Il modo migliore per introdurre questo argomento, è parlarvi della “favola” della rana e dello scorpione. Quest’ultimo, incapace di nuotare, trovatosi sulla riva di un fiume, chiese aiuto ad una rana per farsi trasportare dall’altra parte. Questa, potenziale vittima, inizialmente disse subito di no; poco dopo, però, a seguito delle parole dello scorpione in cui esso spiegava che se l’avesse punta durante la traversata sarebbero morti entrambi, trovò il concetto logico ed acconsentì ad aiutarlo. Tutto filò liscio fino a quando, quasi giunti alla fine, lo scorpione punse la rana condannando entrambi a morte. Fu in quel momento che essa, prima di morire e mandare a fondo entrambi, chiese perché lo scorpione avesse agito in quel modo, fu allora che egli rispose semplicemente “è la mia natura”.
Questo concetto, è per spiegarvi che anche gli animali sono dotati di istinto, e che si può apprendere dalle piccole cose, ad esempio quello di nutrirsi di un determinato alimento piuttosto che un altro, quello di evitare l’ingestione di erbe o bacche velenose, oppure quello che ha un mammifero di allattare il proprio cucciolo appena nato.
L’istinto nell’uomo
Ciò che distingue l’istinto dell’uomo da quello animale, invece, è la ragione, poiché, come abbiamo visto qualche articolo fa, essi sono in combutta la maggior parte delle volte. L’istinto, infatti, non è altro che una forza impulsiva che agisce senza necessità di pensiero, in maniera rapida e naturale; la ragione, invece, è ciò che ci porta a meditare su una cosa prima di farla. Per questo motivo, le azioni istintive di chi agisce d’impulso, non sono ben chiare nella mente di chi le compie, poiché spesso si tratta di situazioni inattese, improvvisate, che necessitano un gesto rapido e con l’unico fine di compiere un’azione e raggiungere un obbiettivo senza prima valutarne pro e contro.

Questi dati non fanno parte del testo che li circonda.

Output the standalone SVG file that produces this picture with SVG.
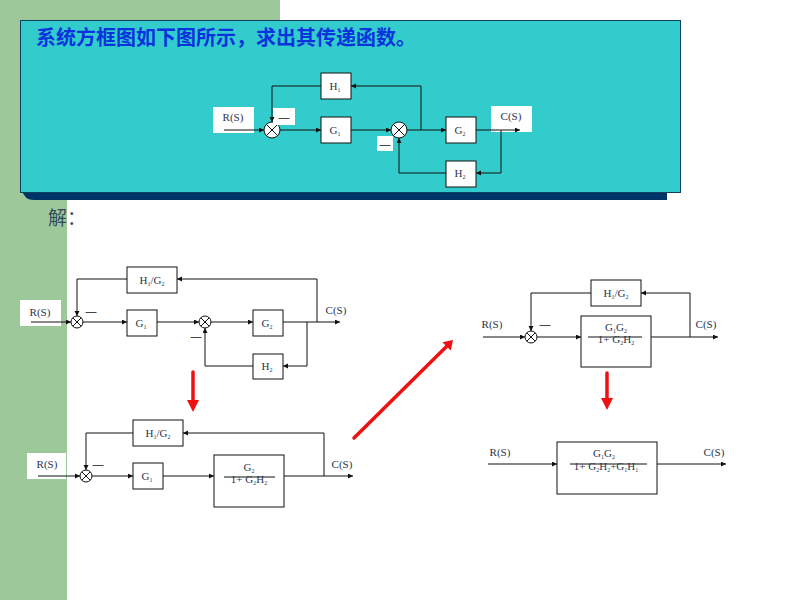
<svg xmlns="http://www.w3.org/2000/svg" width="800" height="600" viewBox="0 0 800 600">
<defs>
<marker id="ah" markerWidth="6" markerHeight="6" refX="5" refY="2.5" orient="auto" markerUnits="userSpaceOnUse"><path d="M0,0 L5,2.5 L0,5 z" fill="#111"/></marker>
<style>
.bx{fill:#fff;stroke:#111;stroke-width:1}
.wl{fill:#fff;stroke:none}
.ln{fill:none;stroke:#111;stroke-width:1;marker-end:url(#ah)}
.pl{fill:none;stroke:#111;stroke-width:1}
.sm{fill:#fff;stroke:#111;stroke-width:1}
.t{font-family:"Liberation Serif","Times New Roman",serif;font-size:11px;fill:#2b3550;text-anchor:middle}
.s{font-size:6px}
.dash{font-family:"Liberation Sans",sans-serif;font-size:11px;fill:#111;text-anchor:middle}
.red{stroke:#ee1111;stroke-width:3.5;fill:none;stroke-linecap:round}
.rh{fill:#ee1111}
</style>
</defs>
<rect x="0" y="0" width="800" height="600" fill="#fff"/>
<rect x="0" y="0" width="280" height="30" fill="#9dc99a"/>
<rect x="0" y="0" width="67" height="600" fill="#9dc99a"/>
<path d="M24 180 H667 V200 H34 Q24 200 22 190 Z" fill="#003366"/>
<rect x="20.5" y="20.5" width="660" height="172" fill="#33cccc" stroke="#104060" stroke-width="1"/>
<text x="36" y="45" font-family="Noto Sans CJK SC, sans-serif" font-size="20" font-weight="bold" fill="#0a33dd">系统方框图如下图所示，求出其传递函数。</text>
<text x="48" y="225" font-family="Noto Sans CJK SC, sans-serif" font-size="19" fill="#34495e">解：</text>

<g id="top-diagram">
<g id="t-R"><rect class="wl" x="213" y="107" width="41" height="26"/><text class="t" x="233" y="121">R(S)</text></g>
<g id="t-sum1"><circle class="sm" cx="272" cy="130" r="8"/><path class="pl" d="M266.3 124.3 L277.7 135.7 M277.7 124.3 L266.3 135.7"/></g>
<g id="t-m1"><rect class="wl" x="273" y="108" width="22" height="17"/><text class="dash" x="284" y="121">—</text></g>
<g id="t-H1"><rect class="bx" x="321" y="73" width="30" height="26"/><text class="t" x="335" y="90">H<tspan class="s" dy="2">1</tspan></text></g>
<g id="t-G1"><rect class="bx" x="321" y="117" width="30" height="26"/><text class="t" x="335" y="134">G<tspan class="s" dy="2">1</tspan></text></g>
<g id="t-sum2"><circle class="sm" cx="399" cy="130" r="8"/><path class="pl" d="M393.3 124.3 L404.7 135.7 M404.7 124.3 L393.3 135.7"/></g>
<g id="t-m2"><rect class="wl" x="377" y="136" width="16" height="15"/><text class="dash" x="385" y="148">—</text></g>
<g id="t-G2"><rect class="bx" x="446" y="117" width="30" height="26"/><text class="t" x="460" y="134">G<tspan class="s" dy="2">2</tspan></text></g>
<g id="t-C"><rect class="wl" x="491" y="106" width="41" height="26"/><text class="t" x="511" y="120">C(S)</text></g>
<g id="t-H2"><rect class="bx" x="446" y="161" width="30" height="26"/><text class="t" x="460" y="177">H<tspan class="s" dy="2">2</tspan></text></g>
</g>

<g id="mid-diagram">
<g id="m-R"><rect class="wl" x="20" y="300" width="41" height="26"/><text class="t" x="40" y="316">R(S)</text></g>
<g id="m-sum1"><circle class="sm" cx="77" cy="322" r="6"/><path class="pl" d="M72.8 317.8 L81.2 326.2 M81.2 317.8 L72.8 326.2"/></g>
<text id="m-m1" class="dash" x="91" y="315">—</text>
<g id="m-H1G2"><rect class="bx" x="127" y="267" width="50" height="26"/><text class="t" x="152" y="284">H<tspan class="s" dy="2">1</tspan><tspan dy="-2">/G</tspan><tspan class="s" dy="2">2</tspan></text></g>
<g id="m-G1"><rect class="bx" x="127" y="310" width="30" height="26"/><text class="t" x="141" y="327">G<tspan class="s" dy="2">1</tspan></text></g>
<g id="m-sum2"><circle class="sm" cx="205" cy="322" r="6"/><path class="pl" d="M200.8 317.8 L209.2 326.2 M209.2 317.8 L200.8 326.2"/></g>
<text id="m-m2" class="dash" x="196" y="340">—</text>
<g id="m-G2"><rect class="bx" x="253" y="310" width="30" height="26"/><text class="t" x="267" y="327">G<tspan class="s" dy="2">2</tspan></text></g>
<text id="m-C" class="t" x="336" y="314">C(S)</text>
<g id="m-H2"><rect class="bx" x="253" y="354" width="30" height="25"/><text class="t" x="267" y="370">H<tspan class="s" dy="2">2</tspan></text></g>
</g>

<g id="bot-diagram">
<g id="b-R"><rect class="wl" x="27" y="453" width="39" height="26"/><text class="t" x="47" y="468">R(S)</text></g>
<g id="b-sum"><circle class="sm" cx="86" cy="476" r="6"/><path class="pl" d="M81.8 471.8 L90.2 480.2 M90.2 471.8 L81.8 480.2"/></g>
<text id="b-m" class="dash" x="98" y="468">—</text>
<g id="b-H1G2"><rect class="bx" x="133" y="420" width="50" height="26"/><text class="t" x="158" y="437">H<tspan class="s" dy="2">1</tspan><tspan dy="-2">/G</tspan><tspan class="s" dy="2">2</tspan></text></g>
<g id="b-G1"><rect class="bx" x="133" y="463" width="30" height="26"/><text class="t" x="147" y="480">G<tspan class="s" dy="2">1</tspan></text></g>
<g id="b-frac"><rect class="bx" x="214" y="455" width="70" height="52"/><text class="t" x="249" y="471">G<tspan class="s" dy="2">2</tspan></text><path class="pl" d="M224 477 H275"/><text class="t" x="249" y="483">1+ G<tspan class="s" dy="2">2</tspan><tspan dy="-2">H</tspan><tspan class="s" dy="2">2</tspan></text></g>
<text id="b-C" class="t" x="342" y="468">C(S)</text>
</g>

<g id="rt-diagram">
<text id="r-R" class="t" x="492" y="328">R(S)</text>
<g id="r-sum"><circle class="sm" cx="531" cy="337" r="6"/><path class="pl" d="M526.8 332.8 L535.2 341.2 M535.2 332.8 L526.8 341.2"/></g>
<text id="r-m" class="dash" x="545" y="328">—</text>
<g id="r-H1G2"><rect class="bx" x="591" y="280" width="50" height="26"/><text class="t" x="616" y="297">H<tspan class="s" dy="2">1</tspan><tspan dy="-2">/G</tspan><tspan class="s" dy="2">2</tspan></text></g>
<g id="r-frac"><rect class="bx" x="581" y="316" width="70" height="51"/><text class="t" x="616" y="331">G<tspan class="s" dy="2">1</tspan><tspan dy="-2">G</tspan><tspan class="s" dy="2">2</tspan></text><path class="pl" d="M588 337 H642"/><text class="t" x="616" y="343">1+ G<tspan class="s" dy="2">2</tspan><tspan dy="-2">H</tspan><tspan class="s" dy="2">2</tspan></text></g>
<text id="r-C" class="t" x="706" y="328">C(S)</text>
</g>

<g id="rb-diagram">
<text id="f-R" class="t" x="500" y="456">R(S)</text>
<g id="f-frac"><rect class="bx" x="557" y="442" width="100" height="52"/><text class="t" x="604" y="457">G<tspan class="s" dy="2">1</tspan><tspan dy="-2">G</tspan><tspan class="s" dy="2">2</tspan></text><path class="pl" d="M570 464 H647"/><text class="t" x="606" y="470">1+ G<tspan class="s" dy="2">2</tspan><tspan dy="-2">H</tspan><tspan class="s" dy="2">2</tspan><tspan dy="-2">+G</tspan><tspan class="s" dy="2">1</tspan><tspan dy="-2">H</tspan><tspan class="s" dy="2">1</tspan></text></g>
<text id="f-C" class="t" x="714" y="456">C(S)</text>
</g>

<g id="connectors">
<path class="ln" d="M224 130 H264"/>
<path class="ln" d="M321 86 H272 V122"/>
<path class="ln" d="M280 130 H321"/>
<path class="ln" d="M351 130 H391"/>
<path class="ln" d="M407 130 H446"/>
<path class="ln" d="M421 130 V86 H351"/>
<path class="ln" d="M476 130 H520"/>
<path class="ln" d="M501 130 V173 H476"/>
<path class="ln" d="M446 173 H399 V138"/>

<path class="ln" d="M31 322 H71"/>
<path class="ln" d="M127 279 H77 V316"/>
<path class="ln" d="M83 322 H127"/>
<path class="ln" d="M157 322 H199"/>
<path class="ln" d="M211 322 H253"/>
<path class="ln" d="M283 322 H340"/>
<path class="ln" d="M317 322 V279 H177"/>
<path class="ln" d="M307 322 V366 H283"/>
<path class="ln" d="M253 366 H205 V328"/>

<path class="ln" d="M38 476 H80"/>
<path class="ln" d="M133 433 H86 V470"/>
<path class="ln" d="M92 476 H133"/>
<path class="ln" d="M163 476 H214"/>
<path class="ln" d="M284 476 H353"/>
<path class="ln" d="M324 476 V433 H183"/>

<path class="ln" d="M483 337 H525"/>
<path class="ln" d="M591 293 H531 V331"/>
<path class="ln" d="M537 337 H581"/>
<path class="ln" d="M651 337 H718"/>
<path class="ln" d="M690 337 V293 H641"/>

<path class="ln" d="M488 464 H557"/>
<path class="ln" d="M657 464 H726"/>
</g>

<g id="red-arrows">
<path class="red" d="M193 372 V401"/><path class="rh" d="M187 400 L199 400 L193 412 Z"/>
<path class="red" d="M607 373 V399"/><path class="rh" d="M601 398 L613 398 L607 410 Z"/>
<path class="red" d="M354 438 L447 346"/><path class="rh" d="M453 340 L450.8 350.6 L442.4 342.2 Z"/>
</g>
</svg>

Facciamo qualche esempio: un’azione istintiva potrebbe essere quella di provare ad afferrare un vaso in vetro che sta cadendo, per evitare di farlo andare i frantumi; il modo in cui agiremo tempestivamente non sarà riflettuto ed i movimenti che faremo non avranno alcun tipo di progettazione alle spalle. L’unica cosa che in quel momento è certa nella nostra testa, è salvare il vaso dalla caduta rovinosa; e dunque l’obbiettivo. L’assenza di ragione a fondo di quella determinata azione, ci fa mancare del tutto la conoscenza delle conseguenze: se non riuscissimo a prendere il vaso in tempo, ad esempio, rischieremmo seriamente di ferirci le mani con la forza dell’impatto tra queste, il vaso ed il suolo; eppure, nonostante si tratti di un ragionamento logico, la nostra azione è stata così rapida nel tentare di salvare il vaso che l’idea di questa possibile conseguenza non ci ha nemmeno sfiorato.
Il freno dell’istinto
Tuttavia non in tutti i casi l’istinto riesce ad avere la meglio; ci sono volte in cui, nonostante esso si palesi per pochi istanti, è la ragione a predominare. Nel caso in cui si tratti dell’acquisto di un pacco di patatine in più, ad esempio, il freno che la ragione impone rispetto al comando dell’istinto è leggero, poiché le conseguenze non sarebbero chissà quanto gravi. Se si trattasse dell’acquisto di un automobile totalmente fuori dal nostro budget, invece, sarà la ragione a predominare, in quanto si tratta di una scelta importante che necessita un ragionamento fondato.
Per dimostrare il lavoro che la ragione compie sulla soppressione dell’istinto, inoltre, possiamo tirare in ballo gli studi effettuati all’università di York in Inghilterra, in cui si determinò che l’area del cervello che tiene a bada questo genere di impulsi è la corteccia frontale inferiore. Per dimostrarne l’attivazione, inoltre, decisero di condurre un esperimento che metteva alla prova degli studenti davanti ad alcune immagini. Su di esse vi erano delle persone con un’emozione scritta in fronte, ed il loro compito era quello di leggere la scritta a prescindere dalle espressioni facciali delle persone in foto.
Ad esempio, se una persona molto felice in foto aveva la parola “triste” scritta in fronte, il compito della ragione era proprio quello di frenare la persona dal dire “felice”! Fu proprio in questo modo che i docenti, tenendo d’occhio quello che accadeva simultaneamente nel cervello degli alunni, riuscirono a confermare l’elevata attività nella parte frontale inferiore della corteccia in coloro che si sforzavano di eseguire correttamente l’esercizio, ed una bassa in quelli che, invece, davano una risposta che andava in combutta con quanto scritto.